A study published in 2019 in the Journal of General Internal Medicine hints at the limitations of behavioral economics. Neither reminders from electronic pill bottles nor bidirectional text messaging about medication adherence improved blood pressure control. But Anand does not see the study as evidence that behavioral economic interventions don’t work, because there was already a high level of adherence. “There was very little to improve upon, especially because there were only 150 people in the study,” he says. “In general, medication adherence is thought to be around 50%. (Those are) the conditions and control I would test this against.”

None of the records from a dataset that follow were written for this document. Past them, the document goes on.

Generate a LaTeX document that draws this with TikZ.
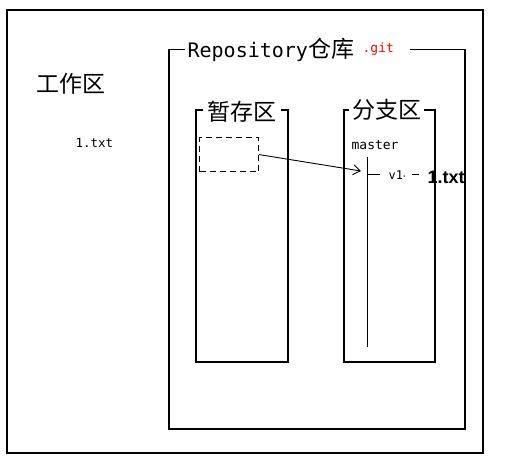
\documentclass[tikz,border=0pt]{standalone}
\usepackage{fontspec}
\setmainfont{DejaVu Sans Mono}
\newfontfamily\cjk{Noto Sans CJK SC}
\newfontfamily\boldsans{Liberation Sans}
\usetikzlibrary{arrows.meta}
\begin{document}
\begin{tikzpicture}[x=1pt,y=-1pt,line width=1.2pt,
  lbl/.style={inner sep=0pt,anchor=base west},
  cjkbig/.style={lbl,font=\cjk\fontsize{23}{23}\selectfont},
  mono/.style={lbl,font=\fontsize{13}{13}\selectfont}]
\useasboundingbox (0,0) rectangle (511,461);
% outer work area
\draw (7,10) rectangle (483,453);
% repository box
\draw (185,49.5) -- (169,49.5) -- (169,429) -- (465,429) -- (465,49.5) -- (410,49.5);
% stage box
\draw (203,110) -- (196,110) -- (196,362) -- (288,362) -- (288,110) -- (281,110);
% branch box
\draw (349,110) -- (344,110) -- (344,362) -- (435,362) -- (435,110) -- (424,110);

\node[cjkbig] (work) at (36,92.5) {工作区};
\node[mono,font=\fontsize{12.5}{12.5}\selectfont] (wfile) at (75,147) {1.txt};
\node[lbl] (repo) at (187,57) {\fontsize{20}{20}\selectfont Repository{\cjk\fontsize{23}{23}\selectfont 仓库}};
\node[mono,text=red] (git) at (362,52) {.git};
\node[cjkbig] (stage) at (207,120.5) {暂存区};
\node[cjkbig] (branch) at (352,118.5) {分支区};
\node[mono] (master) at (351,149) {master};

\node[draw,dash pattern=on 6pt off 4pt,minimum width=59pt,minimum height=34pt,inner sep=0pt,anchor=north west] (sfile) at (199,137) {};

\coordinate (mtop) at (367.5,157);
\coordinate (mbot) at (367.5,347);
\draw (mtop) -- (mbot);
\coordinate (tip) at (361,171);
\draw[-{Straight Barb[length=7pt,width=10pt,line width=0.9pt]},line width=0.9pt] (sfile.east) -- (tip);

\coordinate (bstart) at (368,174.5);
\coordinate (bend) at (380,174.5);
\draw (bstart) -- (bend);
\node[mono,font=\fontsize{12}{12}\selectfont] (v1) at (388,179) {v1};
\node[fill,circle,inner sep=0pt,minimum size=1.5pt] (dot) at (404,176) {};
\coordinate (d1) at (412,174.5);
\coordinate (d2) at (419,174.5);
\draw (d1) -- (d2);
\node[lbl,font=\boldsans\bfseries\fontsize{18}{18}\selectfont] (bfile) at (427,183) {1.txt};
\end{tikzpicture}
\end{document}
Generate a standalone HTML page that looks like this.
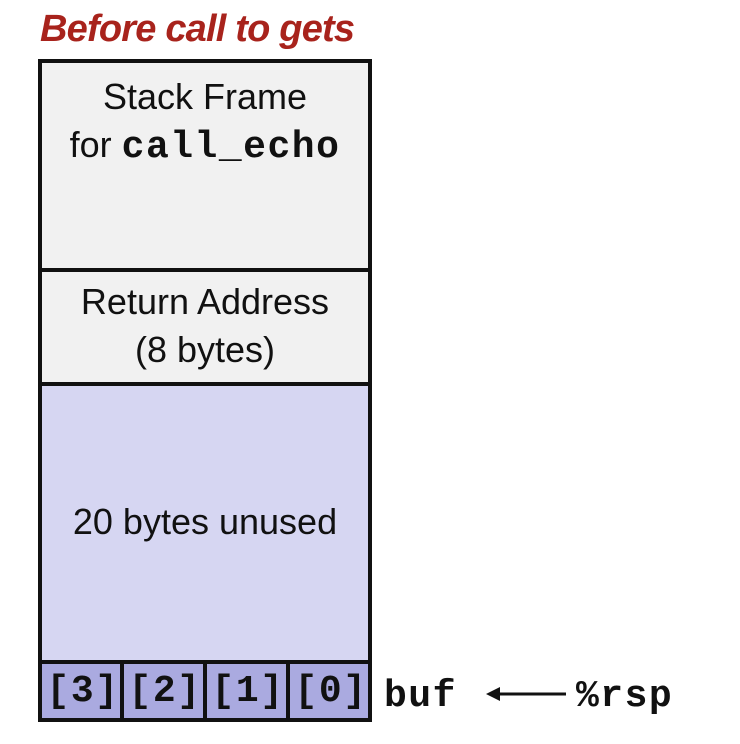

Freeman Foote notes that the goals of the two different messages being sent to the pill bottle group were to provide encouraging nudges to either celebrate the “victory” of taking the pill yesterday or to urge people to take it today, she says. “There is room to improve the messaging by providing stronger language,” says Freeman Foote. “If they tested different messaging, they may have seen that by addressing the severity of not taking the medication exactly as it should be taken. There may have been shifts in adherence or blood pressure levels.”
The COVID-19 pandemic has led to an unexpected increase in the use of telehealth. Freeman Foote says behavioral economics could provide some useful insights into telehealth usage and those who are reluctant to use it: “If we could ascertain more about people’s motivations or lack thereof by addressing barriers, then smart communications and content could be developed using behavioral techniques to continue growing adoption.”
When reflecting upon the successes and failures of behavioral economics used in healthcare, Freeman Foote says she has learned the pitfalls of generalizations. “It’s important to develop tailored and specific communications to meet individuals where they are in their current healthcare journey and plan for that unpredictability,” she says. “There will never be a one-size-fits-all solution, because all people act differently. When taking a more personalized approach, the odds of driving positive behavioral change are greatly increased.”
Leander has learned that shifting behaviors is difficult. “People are wired for instant gratification, yet in healthcare we often ask people to shift behaviors now for benefits that will not show up for years or decades, such as ‘don’t drink sugary sodas to avoid getting diabetes in 20 years.’ We need to find ways to provide shorter-term benefits for these kinds of behavioral shifts.”
Rice has realized that it is difficult to predict how effective a new behavioral economic strategy will be because there is no underlying theoretical model that helps gauge the impact of specific interventions. “One thing that’s great about behavioral economics is that interventions are often very cheap compared to traditional economic incentives,” he says. A study in Africa, for example, found that if a person with HIV has a good chance of winning a very small prize in a lottery, they are more likely to take antiretroviral medications.
The bottom line is that many principles of behavioral economics can be applied to healthcare. “Some work better than others, but all of them have their place and purpose and should be applied and tested appropriately in the industry,” Freeman Foote says.
Karen Appold is a medical writer in the Lehigh Valley region of Pennsylvania.